Nowhere are changes and advances more obvious than in travel. From the arrival of air-travel to the advent of eco-tourism, each new transformation seems to shift the way we look at - and conduct - travel. So, looking forward to 2020, how will transformative technologies change our travel experiences over the next decade and beyond?
A new report, "From Chaos to Collaboration", developed for Amadeus by The Futures Company, has predicted a clear shift: travellers will become more akin to partners of their travel companies rather than their customers, and the wider context of the journey will be as important as the transactions made during it. At the heart of this new era of collaboration is a set of technologies and innovations that'll enable this to happen, some of which are already beginning to emerge.
Based on extensive research and input from key industry experts as well as research with travellers in Brazil, China, Russia, Spain, United Arab Emirates, the United Kingdom and the United States, we predict there are six key areas in which future technology and innovation will be deployed to transform the travel experience.
Travel will become increasingly about the depth of the experience, rather than the breadth. Technologies such as augmented reality, gamification mechanisms (where applications are given the characteristics of games to make them more engaging) and smart mobile devices will transform our travel experiences. So when you're visiting The Great Wall of China you could use your mobile device to layer factual information or a vision of how it looked in the fifth century BC on top of the physical experience.
Checking-in, currently the bane of some travellers' journeys, could become the exception rather than the norm, with the rise of faster and more efficient identity management systems. Biometrics, long range fingerprinting and near field communications (NFC) promise to fast-forward how people move around. The airport is a great example.
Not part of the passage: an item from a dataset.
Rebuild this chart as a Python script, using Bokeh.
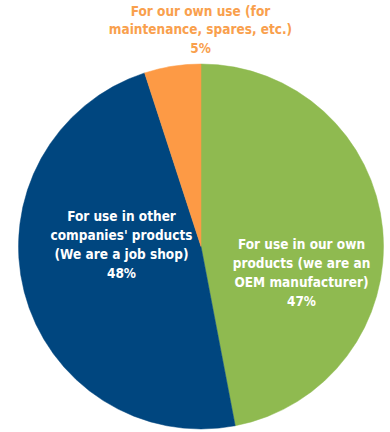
import math
from bokeh.plotting import figure
from bokeh.models import Range1d, ColumnDataSource
from bokeh.core.properties import value
from bokeh.embed import file_html
from bokeh.resources import INLINE

categories = ["For use in our own\nproducts (we are an\nOEM manufacturer)",
              "For use in other\ncompanies' products\n(We are a job shop)",
              "For our own use (for\nmaintenance, spares, etc.)"]
shares = [47, 48, 5]
colors = ["#8FBA50", "#00467F", "#FD9A45"]
label_colors = ["#FFFFFF", "#FFFFFF", "#F9A04D"]

W, H = 390, 432
cx, cy, r = 200.5, 432 - 246, 182.5

p = figure(width=W, height=H, output_backend="svg", toolbar_location=None,
           x_range=Range1d(0, W), y_range=Range1d(0, H), min_border=0)
p.axis.visible = False
p.grid.visible = False
p.outline_line_color = None
p.background_fill_color = "white"

total = sum(shares)
starts, ends = [], []
acc = 0.0
for v in shares:
    a0 = math.pi / 2 - 2 * math.pi * acc / total
    acc += v
    a1 = math.pi / 2 - 2 * math.pi * acc / total
    starts.append(a1)
    ends.append(a0)

src = ColumnDataSource(dict(x=[cx] * 3, y=[cy] * 3, s=starts, e=ends, c=colors))
p.wedge(x="x", y="y", radius=r, start_angle="s", end_angle="e",
        fill_color="c", line_color="c", line_width=0.5, source=src)

texts = [f"{c}\n{v}%" for c, v in zip(categories, shares)]
lx = [301, 121, 200]
ly = [432 - 272, 432 - 244, 432 - 29]
p.text(x=lx, y=ly, text=texts, text_color=label_colors,
       text_align="center", text_baseline="middle",
       text_font=value("DejaVu Sans Condensed, Liberation Sans"), text_font_style="bold",
       text_font_size="13.5px", text_line_height=1.17)

open("out.html", "w").write(file_html(p, INLINE))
Short range wireless technology like NFC may allow travellers to pass through a gate that can recognise who they are, automatically checking them in. There is also the potential to apply the same approach to boarding passes, automating ever increasing elements of the travel process.
All data around payments and purchases made before and during a trip will be integrated: they'll act as a "digital memory" of expenditure and activity for individuals, groups and travel industry operators. Intelligent passenger records, 'digital breadcrumbs' and contactless technologies could be used to personalise and bundle services delivering higher value for travellers, and more profitable relationships between them and the companies they're travelling with.
Technologies will make it easier for people to "tag" and review all aspects of travel experiences. Driven by the subjectivity of travel experiences and our desire to relate to others with a similar outlook to our own, we will increasingly have access to reviews and opinions from our peer groups. Not just generic travellers as is the case today. Additionally, expert curators will offer your very own, personalised, real-time guidebook at your fingertips. The prospect of personal travel guides and mobile tour representatives will give travellers the tools they need to really enrich their experience.
The wellbeing agenda and changing demographics will place greater emphasis on removing the stress associated with all aspects of travel. Intelligent luggage tags and tickets will give greater reassurance that your bags are going to end up in the same place as you, whilst mobile-health applications will allow travellers to manage and monitor their health and wellbeing as if they were at home. We are already seeing some of these developments at airlines where its frequent travellers can be automatically recognized and are also benefiting from reduced lost baggage thanks to intelligent luggage tags based on RFID technology.
A continued emphasis on work-life balance and wellbeing at work may see the rise of the "business tourist" - those people who choose to take a few days holiday either side of a business trip to explore and experience a city, rather than seeing just the airport and conference centre. The needs of these travellers will engender speed and efficiency in communication technologies as well as a home-away-from-home.
It's impossible to make an intelligent or realistic prediction about the effect of technology without considering infrastructure, systems and business models, as well as social values and trends, all of which we have done extensively before making these assertions. We hope this study will challenge, provoke and stimulate thinking about how we will all be travelling in the future.